> _Aim of the exercise_
From the very first line of the data to the line containing "const bottom = rowsTop", retype everything exactly, leaving the pictures behind.

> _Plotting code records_
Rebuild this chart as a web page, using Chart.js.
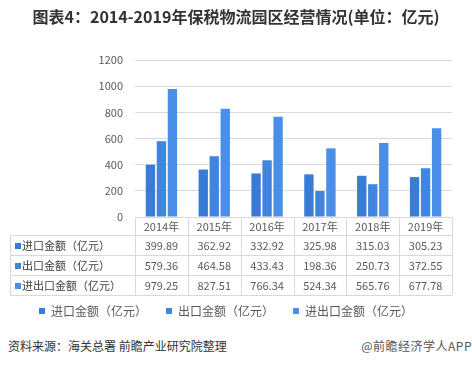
<!DOCTYPE html>
<html>
<head>
<meta charset="utf-8">
<script src="https://cdn.jsdelivr.net/npm/chart.js@4.4.1/dist/chart.umd.min.js"></script>
<style>
  html, body { margin: 0; padding: 0; background: #fff; }
  #wrap { position: relative; width: 472px; height: 366px; overflow: hidden; font-family: 'Noto Sans CJK SC', sans-serif; }
  #title { position: absolute; left: 0; top: 6px; width: 472px; text-align: center; font-size: 16px; line-height: 20px; font-weight: bold; color: #333; }
  #src { position: absolute; left: 8px; top: 338px; font-size: 12px; line-height: 16px; color: #333; }
  #brand { position: absolute; right: 0; top: 338px; font-size: 12px; line-height: 16px; color: #555; letter-spacing: 0.5px; }
  canvas { position: absolute; left: 0; top: 0; }
</style>
</head>
<body>
<div id="wrap">
  <canvas id="chart" width="472" height="330"></canvas>
  <div id="title">图表4：2014-2019年保税物流园区经营情况(单位：亿元)</div>
  <div id="src">资料来源：海关总署 前瞻产业研究院整理</div>
  <div id="brand">@前瞻经济学人APP</div>
</div>
<script>
// ===== 数据 =====
const years = ['2014年', '2015年', '2016年', '2017年', '2018年', '2019年'];
const importVals = [399.89, 362.92, 332.92, 325.98, 315.03, 305.23];
const exportVals = [579.36, 464.58, 433.43, 198.36, 250.73, 372.55];
const totalVals = [979.25, 827.51, 766.34, 524.34, 565.76, 677.78];
const seriesNames = ['进口金额（亿元）', '出口金额（亿元）', '进出口金额（亿元）'];
const seriesColors = ['#3a7bd5', '#4285e0', '#4a8fe7'];

const FONT = "'Noto Sans CJK SC', 'Noto Sans', sans-serif";
Chart.defaults.font.family = FONT;
Chart.defaults.color = '#595959';

// 图表下方的数据表
const tablePlugin = {
    id: 'dataTable',
    afterDraw(chart) {
        const { ctx, chartArea, scales: { x } } = chart;
        const top = chartArea.bottom;
        const headH = 18, rowH = 20, left = 10;
        const colW = (x.right - x.left) / years.length;
        const rowsTop = top + headH;
        const bottom = rowsTop + rowH * chart.data.datasets.length;

        ctx.save();
        ctx.strokeStyle = '#d9d9d9';
        ctx.lineWidth = 1;
        ctx.beginPath();
        for (let r = 0; r <= chart.data.datasets.length; r++) {
            const yy = Math.round(rowsTop + r * rowH) + 0.5;
            ctx.moveTo(left, yy);
            ctx.lineTo(x.right, yy);
        }
        for (let c = 0; c <= years.length; c++) {
            const xx = Math.round(x.left + c * colW) + 0.5;
            ctx.moveTo(xx, top);
            ctx.lineTo(xx, bottom);
        }
        ctx.moveTo(left + 0.5, rowsTop);
        ctx.lineTo(left + 0.5, bottom);
        ctx.stroke();

        ctx.font = '11px ' + FONT;
        ctx.textBaseline = 'middle';
        ctx.textAlign = 'center';
        ctx.fillStyle = '#595959';
        years.forEach((yr, i) => ctx.fillText(yr, x.getPixelForValue(i), top + headH / 2 + 1));

        chart.data.datasets.forEach((ds, r) => {
            const cy = rowsTop + r * rowH + rowH / 2 + 1;
            ctx.textAlign = 'center';
            ctx.fillStyle = '#595959';
            ds.data.forEach((v, i) => ctx.fillText(v.toFixed(2), x.getPixelForValue(i), cy));
            ctx.fillStyle = ds.backgroundColor;
            ctx.fillRect(15, cy - 3, 6, 6);
            ctx.textAlign = 'left';
            ctx.fillStyle = '#404040';
            ctx.fillText(ds.label, 22, cy);
        });
        ctx.restore();
    }
};

new Chart(document.getElementById('chart'), {
    type: 'bar',
    data: {
        labels: years,
        datasets: [
            { label: seriesNames[0], data: importVals, backgroundColor: seriesColors[0] },
            { label: seriesNames[1], data: exportVals, backgroundColor: seriesColors[1] },
            { label: seriesNames[2], data: totalVals, backgroundColor: seriesColors[2] }
        ]
    },
    options: {
        responsive: false,
        animation: false,
        layout: { padding: { top: 60, right: 20, left: 0, bottom: 3 } },
        datasets: { bar: { categoryPercentage: 0.625, barPercentage: 0.85, borderWidth: 0 } },
        plugins: {
            tooltip: { enabled: false },
            legend: {
                position: 'bottom',
                labels: {
                    usePointStyle: true, pointStyle: 'rect', pointStyleWidth: 6,
                    boxWidth: 6, boxHeight: 6, padding: 19, color: '#595959', font: { size: 12 }
                }
            }
        },
        scales: {
            x: {
                ticks: { display: false },
                grid: { display: false },
                border: { display: false },
                afterFit(scale) { scale.height = 69; }
            },
            y: {
                min: 0,
                max: 1200,
                ticks: { stepSize: 200, padding: 12, color: '#595959', font: { size: 11 }, callback: v => String(v) },
                grid: { color: '#d9d9d9', drawTicks: false },
                border: { display: false },
                afterFit(scale) { scale.width = 135; }
            }
        }
    },
    plugins: [tablePlugin]
});
</script>
</body>
</html>
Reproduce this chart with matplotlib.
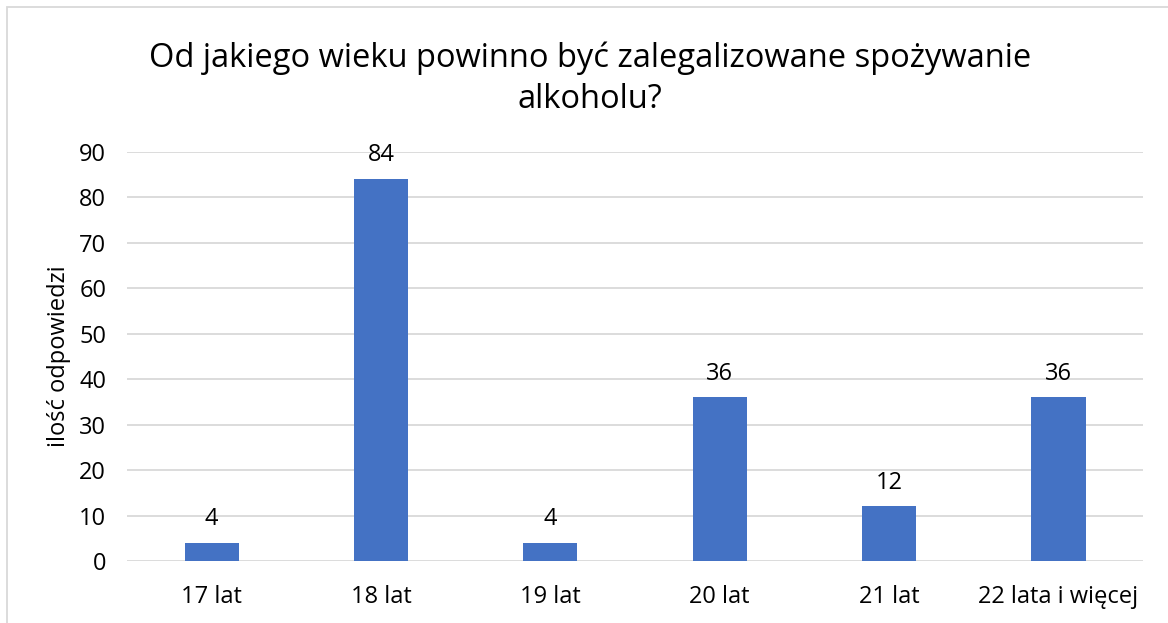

> _Finished answer_
Rebuild this chart as a web page, using Chart.js.
<!DOCTYPE html>
<html>
<head>
<meta charset="utf-8">
<script src="https://cdn.jsdelivr.net/npm/chart.js@4.4.1/dist/chart.umd.min.js"></script>
<style>
  html, body { margin: 0; padding: 0; background: #fff; }
  #wrap { position: relative; width: 472px; height: 366px; overflow: hidden; font-family: 'Noto Sans CJK SC', sans-serif; }
  #title { position: absolute; left: 0; top: 6px; width: 472px; text-align: center; font-size: 16px; line-height: 20px; font-weight: bold; color: #333; }
  #src { position: absolute; left: 8px; top: 338px; font-size: 12px; line-height: 16px; color: #333; }
  #brand { position: absolute; right: 0; top: 338px; font-size: 12px; line-height: 16px; color: #555; letter-spacing: 0.5px; }
  canvas { position: absolute; left: 0; top: 0; }
</style>
</head>
<body>
<div id="wrap">
  <canvas id="chart" width="472" height="330"></canvas>
  <div id="title">图表4：2014-2019年保税物流园区经营情况(单位：亿元)</div>
  <div id="src">资料来源：海关总署 前瞻产业研究院整理</div>
  <div id="brand">@前瞻经济学人APP</div>
</div>
<script>
// ===== 数据 =====
const years = ['2014年', '2015年', '2016年', '2017年', '2018年', '2019年'];
const importVals = [399.89, 362.92, 332.92, 325.98, 315.03, 305.23];
const exportVals = [579.36, 464.58, 433.43, 198.36, 250.73, 372.55];
const totalVals = [979.25, 827.51, 766.34, 524.34, 565.76, 677.78];
const seriesNames = ['进口金额（亿元）', '出口金额（亿元）', '进出口金额（亿元）'];
const seriesColors = ['#3a7bd5', '#4285e0', '#4a8fe7'];

const FONT = "'Noto Sans CJK SC', 'Noto Sans', sans-serif";
Chart.defaults.font.family = FONT;
Chart.defaults.color = '#595959';

// 图表下方的数据表
const tablePlugin = {
    id: 'dataTable',
    afterDraw(chart) {
        const { ctx, chartArea, scales: { x } } = chart;
        const top = chartArea.bottom;
        const headH = 18, rowH = 20, left = 10;
        const colW = (x.right - x.left) / years.length;
        const rowsTop = top + headH;
        const bottom = rowsTop + rowH * chart.data.datasets.length;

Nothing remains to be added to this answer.